I looked at the “T” in T-Shaped Designer under a microscope and the vertical is actually a lot more complex. Though the name is simplified to a marketable catch-phrase, it looks more like the image below:

The misunderstanding of the T-Shaped Designer (specialization + generalist knowledge/experience/outlook) is explained in real-world terms in much more detail here and offers solutions to some of the questions pondered in this article. Though the T’s complexity greatly enhances the value of a designer, the truly comprehensive designer needs to do better than a T.

The T in the T-Shape Designer (or any other letter in the alphabet) certainly needs to be reshaped to solve the wicked problems. “the T” is too simplistic and anglocentric to accurately explain the skills necessary for a designer of tomorrow. A critic without a proposal is just a jerk (or a republican), so I propose this:

a 概(gai)-shaped designer. (I could propose the TTTTT-shaped designer but that would just sound like I’m stuttering, or the T-Cell shaped designer but that would only apply to consultancies, or the Mr-T-Shaped Designer which is just gonna get you sucka.)

The 概-shaped designer can only be achieved by a philomath, a lover of learning, paired with a life-long pursuit culminating in some resemblance to Buckminster Fuller’s “Great Pirates”. The Great Pirates were a seaworthy “Leonardo’s” of their time, who was an expert in many sets of skills from navigation, shipbuilding, logistical strategies, experimentation, and economics. An interconnected web of experiences, an expert in the relevant century’s skills, a recognition of ignorance, a combination of learned-sense to fill in the blanks, and a master of the unformulaed-methods, the Great Pirates, flexible and creative, ruled the seas for hundreds of years. They could do all things that people on land could do, and then some. The T-shaped landlubber specialized in one-area, even with a broad perspective, couldn’t dare to compete with those with many specializations and knew the applications and realities of those said theoretical perspectives.

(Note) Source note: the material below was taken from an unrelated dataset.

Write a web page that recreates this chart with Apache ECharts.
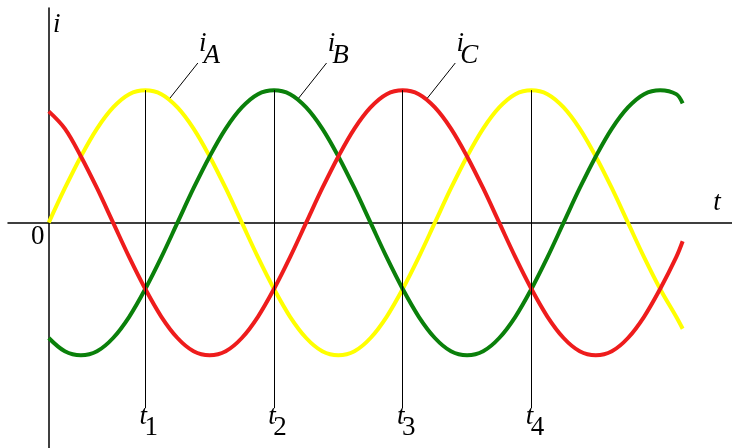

These Great Pirates who Fuller considered to be “Comprehensive Design-Scientists” thought more long-term and were keenly aware of their resources. In the venture-by-sea, everything is finite. Creativity, knowledge, and skills need to work in harmony at a furious pace and at a highly elevated level of standard. Or you die. It’s not so different than the companies of today sailing in a sea of publicly traded wall-street waters or our travel through time in Spaceship Earth. As they say, it’s “sink or swim.” and the 概-shaped designer knows the butterfly, breast-stroke, deadman’s float and can say “help” in 10 different languages.

Buckminster Fuller advocated people to have expertise in many fields. Being specialized in only one created too much of a narrow view. “Such over simplified viewpoints are misleading, blinding, and debilitating, because they preclude possible discovery of the significance of our integrated experiences.” The 概-shaped designer avoids this narrowing of the perspective and cross-breeds new thoughts and ideas in their own minds. It goes beyond just mere empathy that the horizontal-T gets from working with other fields, but births new fields and areas of study. The T-shaped group-project does cross-breed ideas but at a frighteningly slow pace. Their attempt at an unrefined “anticipatory-divide-and-conquer” strategy is noble but having seen one too many programs end a tragic-fate, regardless of a bunch of T’s in the room, I’d rather have a couple of 概’s working closely together.

I’ve worn the hat of a future-forecaster many times. One thing I can tell you is that your profession, whatever it may be, will disappear in your lifetime. It won’t exist in any recognizable form compared to today. Much like Iriving Penn’s “Small Trades” portraits, professions come-and-go to extinction in one-generations time. Like that of chimney sweeps, coal man, and the chamois sellers, the T-shaped designer will be replaced. To compete with the youth-of- tomorrow, with their embrace of technology, multi-tasking abilities, learning a-la-carte from the internet, fueled by the world’s knowledge at their fingertips, we need to start learning to become a 概-shaped designer.